Where the standard becomes a toll
The clearest demonstration that controlling a standard is controlling a market lies in telecommunications. The patents deemed essential to implementing a mobile standard such as 5G, the so-called standard-essential patents, must be licensed on fair, reasonable and non-discriminatory terms, a constraint that exists precisely because the holders would otherwise wield monopoly power over anyone building a compliant device. The global 5G licensing market is estimated at roughly fifteen billion dollars a year, divided chiefly among Huawei, Qualcomm, Samsung, Ericsson and Nokia. Qualcomm’s licensing arm alone has been generating on the order of five to six billion dollars a year, close to a third of the company’s pre-tax profit, drawn not from selling chips but from owning slices of the standard itself.
This is the mechanism laid bare. Whoever places their patented technology inside a mandatory specification collects a royalty on every unit the world produces, for the life of the standard. The committee room where the next-generation specification is debated is therefore not a technical sideshow; it is the site of a negotiation over future rents that will run into the tens of billions. The fight over whose method becomes the standard is, in commercial terms, the whole war.

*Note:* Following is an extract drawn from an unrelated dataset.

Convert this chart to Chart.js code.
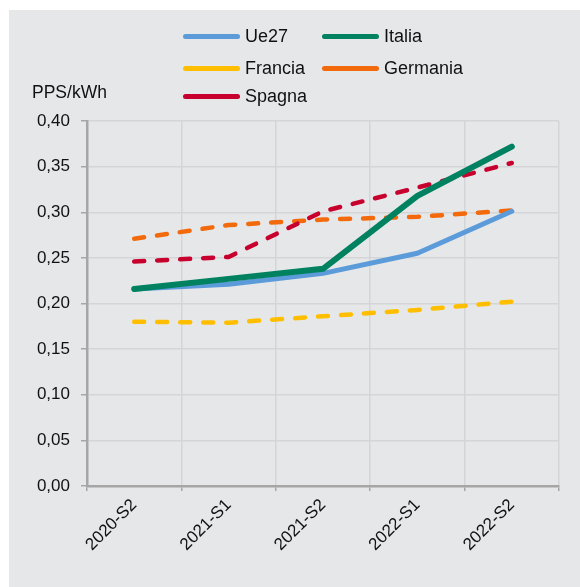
<!DOCTYPE html>
<html lang="it">
<head>
<meta charset="utf-8">
<title>Prezzo dell'energia elettrica – PPS/kWh</title>
<script src="https://cdn.jsdelivr.net/npm/chart.js@4/dist/chart.umd.min.js"></script>
<style>
  html, body { margin: 0; padding: 0; background: #ffffff; }
  body { width: 580px; height: 587px; position: relative; overflow: hidden;
         font-family: Arial, "Liberation Sans", sans-serif; }
  #panel { position: absolute; left: 9px; top: 10px; width: 571px; height: 577px; background: #e6e7e9; }
  #panel canvas { position: absolute; left: 0; top: 0; }
  .legend-item { position: absolute; height: 20px; display: flex; align-items: center;
                 font-size: 18px; color: #111; white-space: nowrap; }
  .legend-swatch { width: 57px; height: 5px; border-radius: 3px; margin-right: 5px; }
  #unit { position: absolute; left: 23px; top: 72px; font-size: 17.5px; color: #111; line-height: 20px; }
</style>
</head>
<body>
<div id="panel">
  <canvas id="chart" width="571" height="577"></canvas>
  <div id="unit">PPS/kWh</div>
</div>
<script>
// Semesters on the category axis
const periods = ['2020-S2', '2021-S1', '2021-S2', '2022-S1', '2022-S2'];

// Electricity price, PPS per kWh
const ue27     = [0.216, 0.221, 0.233, 0.255, 0.301];
const italia   = [0.216, 0.227, 0.238, 0.318, 0.372];
const francia  = [0.180, 0.179, 0.186, 0.193, 0.202];
const germania = [0.271, 0.286, 0.292, 0.295, 0.302];
const spagna   = [0.246, 0.251, 0.301, 0.327, 0.354];

// Value axis ticks
const yMin = 0, yMax = 0.40, yStep = 0.05;

const seriesNames  = ['Ue27', 'Italia', 'Francia', 'Germania', 'Spagna'];
const seriesData   = [ue27, italia, francia, germania, spagna];
const seriesColors = ['#5b9bd9', '#00815f', '#ffbf00', '#f26a0c', '#c8002d'];
const seriesWidths = [5, 6, 4.5, 4.5, 4.5];
const seriesDashed = [false, false, true, true, true];

// Draw order: dashed series first, solid lines above
const drawOrder = [3, 4, 2, 0, 1];

const datasets = seriesNames.map((name, i) => ({
  label: name,
  data: seriesData[i],
  borderColor: seriesColors[i],
  backgroundColor: seriesColors[i],
  borderWidth: seriesWidths[i],
  borderDash: seriesDashed[i] ? [10, 13] : [],
  borderCapStyle: 'round',
  borderJoinStyle: 'round',
  pointRadius: 0,
  pointHoverRadius: 0,
  tension: 0,
  fill: false,
  order: 5 - drawOrder.indexOf(i)
}));

const font = { family: 'Arial, "Liberation Sans", sans-serif', size: 17 };

new Chart(document.getElementById('chart'), {
  type: 'line',
  data: { labels: periods, datasets },
  options: {
    responsive: false,
    animation: false,
    layout: { padding: { top: 111, right: 21, left: 0, bottom: 0 } },
    plugins: { legend: { display: false }, tooltip: { enabled: false } },
    scales: {
      x: {
        offset: true,
        grid: { offset: true, color: '#d4d5d7', lineWidth: 1.5, tickColor: '#a6a6a6', tickLength: 5 },
        border: { color: '#a6a6a6', width: 2.5 },
        ticks: { color: '#111', font, minRotation: 45, maxRotation: 45, padding: 4 },
        afterFit: s => { s.height = 101; }
      },
      y: {
        min: yMin, max: yMax,
        grid: { color: '#d4d5d7', lineWidth: 1.5, tickColor: '#a6a6a6', tickLength: 6 },
        border: { color: '#a6a6a6', width: 2.5 },
        ticks: {
          stepSize: yStep, color: '#111', font, padding: 11,
          callback: v => Number(v).toFixed(2).replace('.', ',')
        },
        afterFit: s => { s.width = 78; }
      }
    }
  }
});

// Legend, laid out in two columns
const legendPos = [
  { x: 174, y: 16 }, { x: 313, y: 16 },
  { x: 174, y: 48 }, { x: 313, y: 48 },
  { x: 174, y: 76 }
];
const panel = document.getElementById('panel');
seriesNames.forEach((name, i) => {
  const item = document.createElement('div');
  item.className = 'legend-item';
  item.style.left = legendPos[i].x + 'px';
  item.style.top = legendPos[i].y + 'px';
  const sw = document.createElement('span');
  sw.className = 'legend-swatch';
  sw.style.background = seriesColors[i];
  const tx = document.createElement('span');
  tx.textContent = name;
  item.appendChild(sw);
  item.appendChild(tx);
  panel.appendChild(item);
});
</script>
</body>
</html>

The strategic lesson is straightforward and frequently ignored. Markets are not governed only, or even mainly, by the visible institutions of state and the headline negotiations between them. They are governed by the accreted decisions of standard setters who define what compatible, compliant and creditworthy mean, and who therefore decide who may participate and on what terms. Treat these committees as clerical, and one cedes the writing of the rules to whoever takes them seriously. The powers that have understood this, in Geneva, in Basel, in Beijing and in Brussels, do not regard a technical working group as an administrative formality. They regard it as terrain. The quietest room is, very often, the one where the most lasting power is settled.